Back in 2005 Joel Spolsky wrote a blog post about Making Wrong Code Look Wrong.
Joel’s basic argument is that programmers should look for conventions that make incorrect code stand out, or look wrong. He goes on to argue that Applications Hungarian.aspx) notation is a good thing as it confers semantic information about the variable.
As an example he gave used the Microsoft Word code base. The developers had added prefixes to variables such as xl being horizontal coordinates relative to the layout and cb meaning count of bytes. This trivial example seems to make a lot of sense, as it makes it easy to see that there is no way that xl = cb should be allowed to happen.
Taking a more complex expression, and it starts to involve more thought and become less clear and requires memorising an increasing number of prefixes. Seeing code such as (pcKesselRun/msFoo)/msBar could quite conceivably lead to a thought process such as: Looks right, but why is Kessel Run in parsecs? Is that a typo? I can’t remember what ms is. I assume it is milliseconds but I am sure someone used it as meters/second somewhere.
With more modern languages shouldn’t there be a better way?
Types to the rescue
The concept of Applications Hungarian notation surfaced (according to Wikipedia) in around 1978 when fewer languages allowed user defined types. Modern languages with better type systems allow concise definitions of types and operators. Code then doesn’t just look wrong, the code fails either to compile or to run.
Once the type system is used to represent the semantic type of the variable, it removes a lot of the ambiguity and chance of making mistakes. In treating everything as real numbers type conversions are almost always valid
(pcKesselRun/msFoo)/msBar => (real/real)/real => real/real => realWhere as using datatypes to represent the semantic type with limited possibilities for type conversion provides more automatic checking of type assignments and conversions. So that the result type of the type would be acceleration
(pcKesselRun/msFoo)/msBar => (parsec/millisecond)/millisecond => velocity/millisecond => accelerationThis means rather than relying on humans to see the wrongness is code, the compiler does it for us.
Too much hard work?
In small projects I would agree that this is in no way required. At that point the entire project fits in the programmers head and there is probably just one programmer working on it.

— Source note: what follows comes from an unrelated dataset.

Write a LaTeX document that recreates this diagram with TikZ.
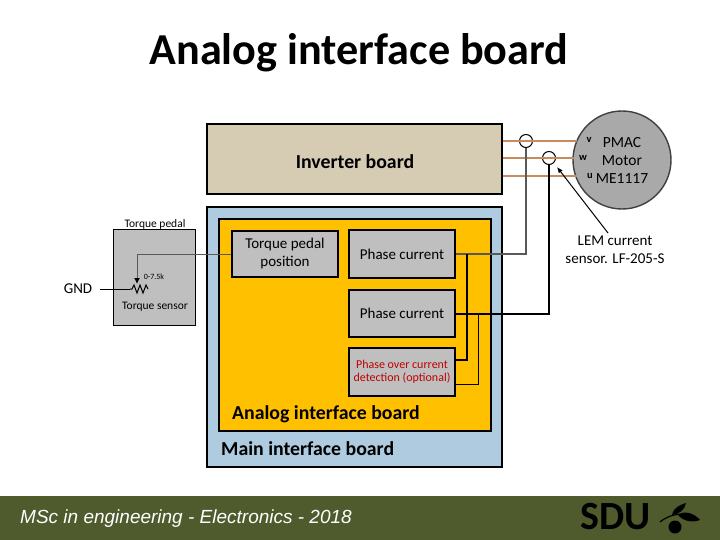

In languages with adequate type systems, the amount of code to define a new type is minimal (excuse my appalling Haskell)
newtype Velocity = Velocity Double deriving (Eq, Ord, Read, Show)
(/) :: Velocity -> Time -> Acceleration
(/) vel time = ....At the point where a project starts to require interfaces to allow different people code to interact then it becomes worth the added complexity. It would allow different teams to use different systems of measurement. Using this sort of system could have avoided Mars Climate Orbiter crash. The crash was caused by one team using metric and the other imperial units of measurement.
Even if it wouldn’t have helped with the Mars Climate Orbiter it would have helped with SDP, where at one point half the system worked in radians and the other half in degrees. Ogre3D solves the problem by having two angle types and taking advantage of the implicit type conversion feature of C++.
But dynamic languages…
It doesn’t matter if the type system is dynamic or static, it would just tend to fail at a different point. Where as a static language would fail at compile time a dynamic language would fail at runtime. For the following hypothetical Python example, this would fail if the time object doesn’t have any function to_seconds defined when trying to execute the second line.
class Distance(object):
def __init__(self, ...)
...
def from_meters_per_second(self):
return ...
def __div__(self, time):
return Velocity.from_meters_per_second(self.to_meters()/time.to_seconds())With a dynamic language types are only checked at run times when the code is executed as opposed to static languages in which the types are checked at compile time. Having a dynamic system that raises an exception as opposed giving the wrong result better as it is far clearer to the developer that there is a problem and it highlights exactly where the error is. This happening in production isn’t ideal where the exception would lead to the loss of a 193 million space craft. The probability of errors could be reduced by using unit tests that exercise the used code paths.
Was Joel wrong?
In Joel’s defence in a language restricted in some way, such as not being able to define new date types, Applications Hungarian Notation may prove a improvement. In a language that supports it Applications Hungarian should be avoided. In using a type system to the fullest extent, it shouldn’t just make wrong code look wrong. It should make wrong code noticeably fail, either by not compiling or by raising an exception.